L’utilisation et la divulgation de ce secret d’affaire sans l’autorisation de son détenteur sont également sanctionnées si elles résultent de l’obtention illicite de ce secret, d’une violation d’un accord de confidentialité, de la violation d’une obligation de garder l’information secrète ou d’une utilisation hors des limites  prévues par contrat. Agit de même en contravention des dispositions de la Directive, celui qui utilise ou divulgue une information secrète tout en sachant ou ne pouvant ignorer qu’il la détient d’une personne l’ayant obtenu de façon illicite. De même encore, est considéré comme un usage illicite d’un secret d’affaires, la production, l’offre et la mise sur le marché intentionnelles de produits en infraction, ainsi que l’importation, l’exportation et le stockage à ces mêmes fins.

La proposition de Directive prévoit toutefois un certain nombre de cas où l’obtention de ce secret d’affaires est considéré comme licite (découverte, création, observation, étude ou démontage d’un produit…) ou résulte de circonstances particulières (usage légitime du droit à la liberté d’expression ou d’information, révélation d’une faute ou d’une activité illégale, protection d’un intérêt légitime…)

Le chapitre III de la proposition de Directive est relatif aux mesures provisoires et conservatoires avant toute procédure au fond et aux mesures définitives résultant d’un jugement au fond. Les produits en infraction peuvent être saisis, voir détruits. Les dommages et intérêts sont prononcés en considération du manque à gagner de la partie lésée, des bénéfices injustement réalisés par le contrevenant et du préjudice moral causé. Peut également être pris en compte pour l’évaluation des dommages et intérêt, le montant des redevances ou droits qui aurait été versé si le contrevenant avait demandé l’autorisation d’utiliser ledit secret d’affaires.

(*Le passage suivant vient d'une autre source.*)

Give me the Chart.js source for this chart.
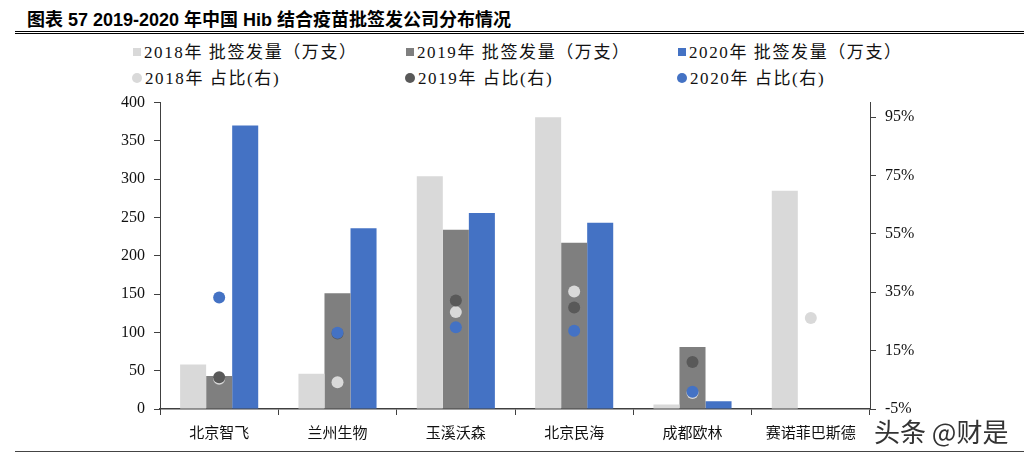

Ce chapitre prévoit aussi l’aménagement des actions en justice de sorte à permettre la préservation des informations confidentielles pendant et après le procès.

Le délai de prescription, un an au moins, deux ans maximum à compter de la date à laquelle le détenteur a connaissance du dernier fait donnant lieu à l’action ou aurait dû en avoir connaissance, est court, mais justifié par l’intérêt de la sécurité juridique et aussi parce qu’un devoir de diligence pèse sur le détenteur de ce secret d’affaire. Ce délai est toutefois encore discuté et pourrait être allongé à six ans.

Au final ce texte s’il est adopté pourrait permettre de remplir un triple objectif : protéger les secrets d’affaires uniformément au niveau européen, limiter les risques de leur appropriation illicite et permettre aux entreprises d’échanger pour innover et ainsi développer leur compétitivité, sans craindre de voir leurs secrets d’affaire appropriés sans pouvoir réagir.

Il reste que la définition même du secret d’affaire risque de demeurer une notion difficile à définir et dès lors difficile à protéger en pratique, malgré les dispositions de cette Directive et ce d’autant que les conditions d’obtention, licites ou illicites, de ce secret risquent aussi d’être difficiles à appréhender en pratique.

Brève : Le décret n° 2014-650 du 24 juin 2014 modifiant le Code de la Propriété Intellectuelle a été publié. Il prévoit notamment qu’à compter du 1er juillet 2014, toute demande d’enregistrement d’un titre de propriété industrielle doit être déposée uniquement au siège de l’Institut National de la Propriété Industrielle ou y être déposé par pli postal ou par tout mode de télétransmission.